WHAT IS REQUIRED.
Write out each line that follows exactly as it stands, without the pictures.

★ ★ ★ ★ ★

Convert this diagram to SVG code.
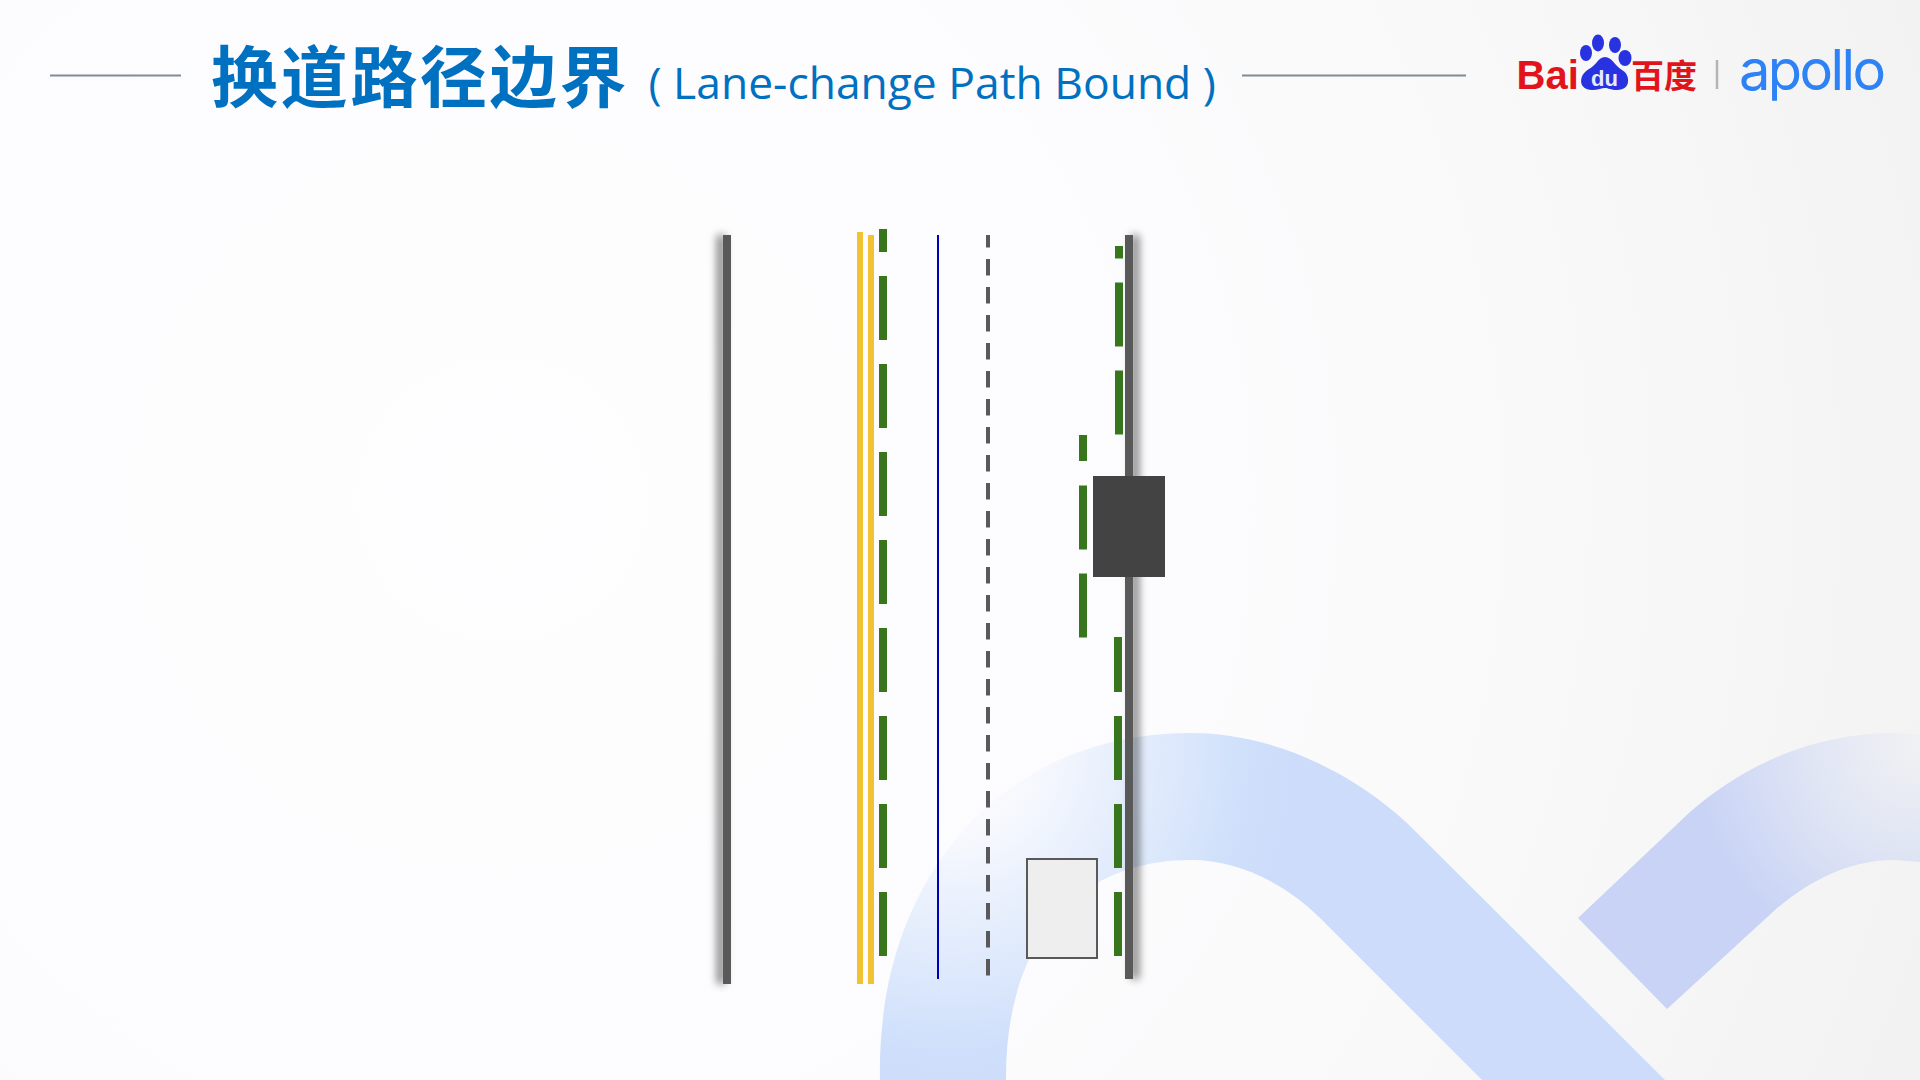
<svg xmlns="http://www.w3.org/2000/svg" width="1920" height="1080" viewBox="0 0 1920 1080">
<defs>
<radialGradient id="bg" gradientUnits="userSpaceOnUse" cx="500" cy="500" r="1500">
<stop offset="0" stop-color="#fefeff"/><stop offset="0.45" stop-color="#fcfcfe"/><stop offset="0.75" stop-color="#f8f8f8"/><stop offset="1" stop-color="#f2f2f2"/>
</radialGradient>
<radialGradient id="arch1" gradientUnits="userSpaceOnUse" cx="950" cy="750" r="340">
<stop offset="0" stop-color="#cedffb" stop-opacity="0"/><stop offset="0.25" stop-color="#cedffb" stop-opacity="0.12"/><stop offset="0.9" stop-color="#cedffb"/><stop offset="1" stop-color="#cddcfa"/>
</radialGradient>
<radialGradient id="arch2" gradientUnits="userSpaceOnUse" cx="1920" cy="745" r="270">
<stop offset="0" stop-color="#c8d3f5" stop-opacity="0.05"/><stop offset="0.4" stop-color="#c8d3f5" stop-opacity="0.45"/><stop offset="0.85" stop-color="#c8d3f5"/>
</radialGradient>
<filter id="shadow" x="-500%" y="-3%" width="1100%" height="106%"><feGaussianBlur stdDeviation="4"/></filter>
<style>
.road{fill:#595959}
.sh{fill:#000;opacity:.5;filter:url(#shadow)}
.g{fill:#38761d}
.y{fill:#f1c232}
.t{font-family:"Noto Sans CJK SC","Noto Sans",sans-serif}
</style>
</defs>
<rect id="background" width="1920" height="1080" fill="url(#bg)"/>
<g id="decor">
<path d="M880 1080 C876 880 1000 733 1191 733 C1270 733 1350 770 1408 824 L1665 1080 L1482 1080 L1329 927 C1290 885 1240 860 1191 860 C1070 860 1005 950 1006 1080 Z" fill="url(#arch1)"/>
<path d="M1578 918 L1690 812 C1750 760 1820 733 1895 733 L1920 735 L1920 862 L1894 860 C1850 860 1810 880 1775 910 L1667 1009 Z" fill="url(#arch2)"/>
</g>
<g id="title">
<line x1="50" y1="75.5" x2="181" y2="75.5" stroke="#7f8c96" stroke-width="2"/>
<text class="t" x="211" y="101.500" font-size="67" font-weight="700" letter-spacing="2.700" fill="#0070c0">换道路径边界</text>
<text x="648.500" y="99" font-family="'Open Sans',sans-serif" font-size="44.400" fill="#0070c0">( Lane-change Path Bound )</text>
<line x1="1242" y1="75.5" x2="1466" y2="75.5" stroke="#7f8c96" stroke-width="2"/>
</g>
<g id="logo">
<text x="1516.500" y="88.500" font-family="'Liberation Sans',sans-serif" font-size="40" font-weight="700" fill="#e1141c">Bai</text>
<g fill="#2932e1">
<ellipse cx="1586" cy="53" rx="6" ry="8"/><ellipse cx="1598" cy="43" rx="6" ry="8.500"/><ellipse cx="1615" cy="45" rx="6" ry="8"/><ellipse cx="1625" cy="58" rx="6.500" ry="8"/>
<path d="M1605 57 C1612 57 1615 66 1622 70 C1630 74 1632 90 1617 90 C1611 90 1608 88 1605 88 C1602 88 1598 90 1592 90 C1578 90 1578 75 1589 69 C1596 66 1598 57 1605 57 Z"/>
</g>
<text x="1591" y="86" font-family="'Liberation Sans',sans-serif" font-size="22" font-weight="700" fill="#e8eaff">du</text>
<text class="t" x="1631" y="88" font-size="33" font-weight="700" fill="#e1141c">百度</text>
<line x1="1717" y1="60" x2="1717" y2="89" stroke="#b4b4b4" stroke-width="2.500"/>
<text x="1739" y="90" font-family="Inter,sans-serif" font-size="56" fill="#2d82f5" textLength="147" lengthAdjust="spacing">apollo</text>
</g>
<g id="road-boundary-left">
<rect class="sh" x="717" y="235" width="8" height="749"/>
<rect class="road" x="723" y="235" width="8" height="749"/>
</g>
<g id="road-boundary-right">
<rect class="sh" x="1131" y="235" width="8" height="744"/>
<rect class="road" x="1125" y="235" width="8" height="744"/>
</g>
<g id="connectors">
<rect class="y" x="857" y="232" width="6" height="752"/>
<rect class="y" x="868" y="235" width="6" height="749"/>
<line x1="938" y1="235" x2="938" y2="979" stroke="#0000b4" stroke-width="2"/>
<line x1="988" y1="235" x2="988" y2="976" stroke="#595959" stroke-width="4" stroke-dasharray="16.400 11.600" stroke-dashoffset="3.900"/>
<g class="g">
<rect x="879" y="229" width="8" height="23"/><rect x="879" y="276" width="8" height="64"/><rect x="879" y="364" width="8" height="64"/><rect x="879" y="452" width="8" height="64"/><rect x="879" y="540" width="8" height="64"/><rect x="879" y="628" width="8" height="64"/><rect x="879" y="716" width="8" height="64"/><rect x="879" y="804" width="8" height="64"/><rect x="879" y="892" width="8" height="64"/>
<rect x="1115" y="246" width="8" height="12.500"/><rect x="1115" y="282.500" width="8" height="64"/><rect x="1115" y="370.500" width="8" height="64"/>
<rect x="1079" y="435" width="8" height="26"/><rect x="1079" y="485.500" width="8" height="64"/><rect x="1079" y="573.500" width="8" height="64"/>
<rect x="1114" y="637" width="8" height="55"/><rect x="1114" y="716" width="8" height="64"/><rect x="1114" y="804" width="8" height="64"/><rect x="1114" y="892" width="8" height="64"/>
</g>
</g>
<g id="obstacle"><rect x="1093" y="476" width="72" height="101" fill="#434343"/></g>
<g id="ego-car"><rect x="1027" y="859" width="70" height="99" fill="#eeeeee" stroke="#595959" stroke-width="2"/></g>
</svg>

★ ★ ★ ★ ★

RESPONSE TO THIS TASK.
Convert this diagram to SVG code.
<svg xmlns="http://www.w3.org/2000/svg" width="1920" height="1080" viewBox="0 0 1920 1080">
<defs>
<radialGradient id="bg" gradientUnits="userSpaceOnUse" cx="500" cy="500" r="1500">
<stop offset="0" stop-color="#fefeff"/><stop offset="0.45" stop-color="#fcfcfe"/><stop offset="0.75" stop-color="#f8f8f8"/><stop offset="1" stop-color="#f2f2f2"/>
</radialGradient>
<radialGradient id="arch1" gradientUnits="userSpaceOnUse" cx="950" cy="750" r="340">
<stop offset="0" stop-color="#cedffb" stop-opacity="0"/><stop offset="0.25" stop-color="#cedffb" stop-opacity="0.12"/><stop offset="0.9" stop-color="#cedffb"/><stop offset="1" stop-color="#cddcfa"/>
</radialGradient>
<radialGradient id="arch2" gradientUnits="userSpaceOnUse" cx="1920" cy="745" r="270">
<stop offset="0" stop-color="#c8d3f5" stop-opacity="0.05"/><stop offset="0.4" stop-color="#c8d3f5" stop-opacity="0.45"/><stop offset="0.85" stop-color="#c8d3f5"/>
</radialGradient>
<filter id="shadow" x="-500%" y="-3%" width="1100%" height="106%"><feGaussianBlur stdDeviation="4"/></filter>
<style>
.road{fill:#595959}
.sh{fill:#000;opacity:.5;filter:url(#shadow)}
.g{fill:#38761d}
.y{fill:#f1c232}
.t{font-family:"Noto Sans CJK SC","Noto Sans",sans-serif}
</style>
</defs>
<rect id="background" width="1920" height="1080" fill="url(#bg)"/>
<g id="decor">
<path d="M880 1080 C876 880 1000 733 1191 733 C1270 733 1350 770 1408 824 L1665 1080 L1482 1080 L1329 927 C1290 885 1240 860 1191 860 C1070 860 1005 950 1006 1080 Z" fill="url(#arch1)"/>
<path d="M1578 918 L1690 812 C1750 760 1820 733 1895 733 L1920 735 L1920 862 L1894 860 C1850 860 1810 880 1775 910 L1667 1009 Z" fill="url(#arch2)"/>
</g>
<g id="title">
<line x1="50" y1="75.5" x2="181" y2="75.5" stroke="#7f8c96" stroke-width="2"/>
<text class="t" x="211" y="101.500" font-size="67" font-weight="700" letter-spacing="2.700" fill="#0070c0">换道路径边界</text>
<text x="648.500" y="99" font-family="'Open Sans',sans-serif" font-size="44.400" fill="#0070c0">( Lane-change Path Bound )</text>
<line x1="1242" y1="75.5" x2="1466" y2="75.5" stroke="#7f8c96" stroke-width="2"/>
</g>
<g id="logo">
<text x="1516.500" y="88.500" font-family="'Liberation Sans',sans-serif" font-size="40" font-weight="700" fill="#e1141c">Bai</text>
<g fill="#2932e1">
<ellipse cx="1586" cy="53" rx="6" ry="8"/><ellipse cx="1598" cy="43" rx="6" ry="8.500"/><ellipse cx="1615" cy="45" rx="6" ry="8"/><ellipse cx="1625" cy="58" rx="6.500" ry="8"/>
<path d="M1605 57 C1612 57 1615 66 1622 70 C1630 74 1632 90 1617 90 C1611 90 1608 88 1605 88 C1602 88 1598 90 1592 90 C1578 90 1578 75 1589 69 C1596 66 1598 57 1605 57 Z"/>
</g>
<text x="1591" y="86" font-family="'Liberation Sans',sans-serif" font-size="22" font-weight="700" fill="#e8eaff">du</text>
<text class="t" x="1631" y="88" font-size="33" font-weight="700" fill="#e1141c">百度</text>
<line x1="1717" y1="60" x2="1717" y2="89" stroke="#b4b4b4" stroke-width="2.500"/>
<text x="1739" y="90" font-family="Inter,sans-serif" font-size="56" fill="#2d82f5" textLength="147" lengthAdjust="spacing">apollo</text>
</g>
<g id="road-boundary-left">
<rect class="sh" x="717" y="235" width="8" height="749"/>
<rect class="road" x="723" y="235" width="8" height="749"/>
</g>
<g id="road-boundary-right">
<rect class="sh" x="1131" y="235" width="8" height="744"/>
<rect class="road" x="1125" y="235" width="8" height="744"/>
</g>
<g id="connectors">
<rect class="y" x="857" y="232" width="6" height="752"/>
<rect class="y" x="868" y="235" width="6" height="749"/>
<line x1="938" y1="235" x2="938" y2="979" stroke="#0000b4" stroke-width="2"/>
<line x1="988" y1="235" x2="988" y2="976" stroke="#595959" stroke-width="4" stroke-dasharray="16.400 11.600" stroke-dashoffset="3.900"/>
<g class="g">
<rect x="879" y="229" width="8" height="23"/><rect x="879" y="276" width="8" height="64"/><rect x="879" y="364" width="8" height="64"/><rect x="879" y="452" width="8" height="64"/><rect x="879" y="540" width="8" height="64"/><rect x="879" y="628" width="8" height="64"/><rect x="879" y="716" width="8" height="64"/><rect x="879" y="804" width="8" height="64"/><rect x="879" y="892" width="8" height="64"/>
<rect x="1115" y="246" width="8" height="12.500"/><rect x="1115" y="282.500" width="8" height="64"/><rect x="1115" y="370.500" width="8" height="64"/>
<rect x="1079" y="435" width="8" height="26"/><rect x="1079" y="485.500" width="8" height="64"/><rect x="1079" y="573.500" width="8" height="64"/>
<rect x="1114" y="637" width="8" height="55"/><rect x="1114" y="716" width="8" height="64"/><rect x="1114" y="804" width="8" height="64"/><rect x="1114" y="892" width="8" height="64"/>
</g>
</g>
<g id="obstacle"><rect x="1093" y="476" width="72" height="101" fill="#434343"/></g>
<g id="ego-car"><rect x="1027" y="859" width="70" height="99" fill="#eeeeee" stroke="#595959" stroke-width="2"/></g>
</svg>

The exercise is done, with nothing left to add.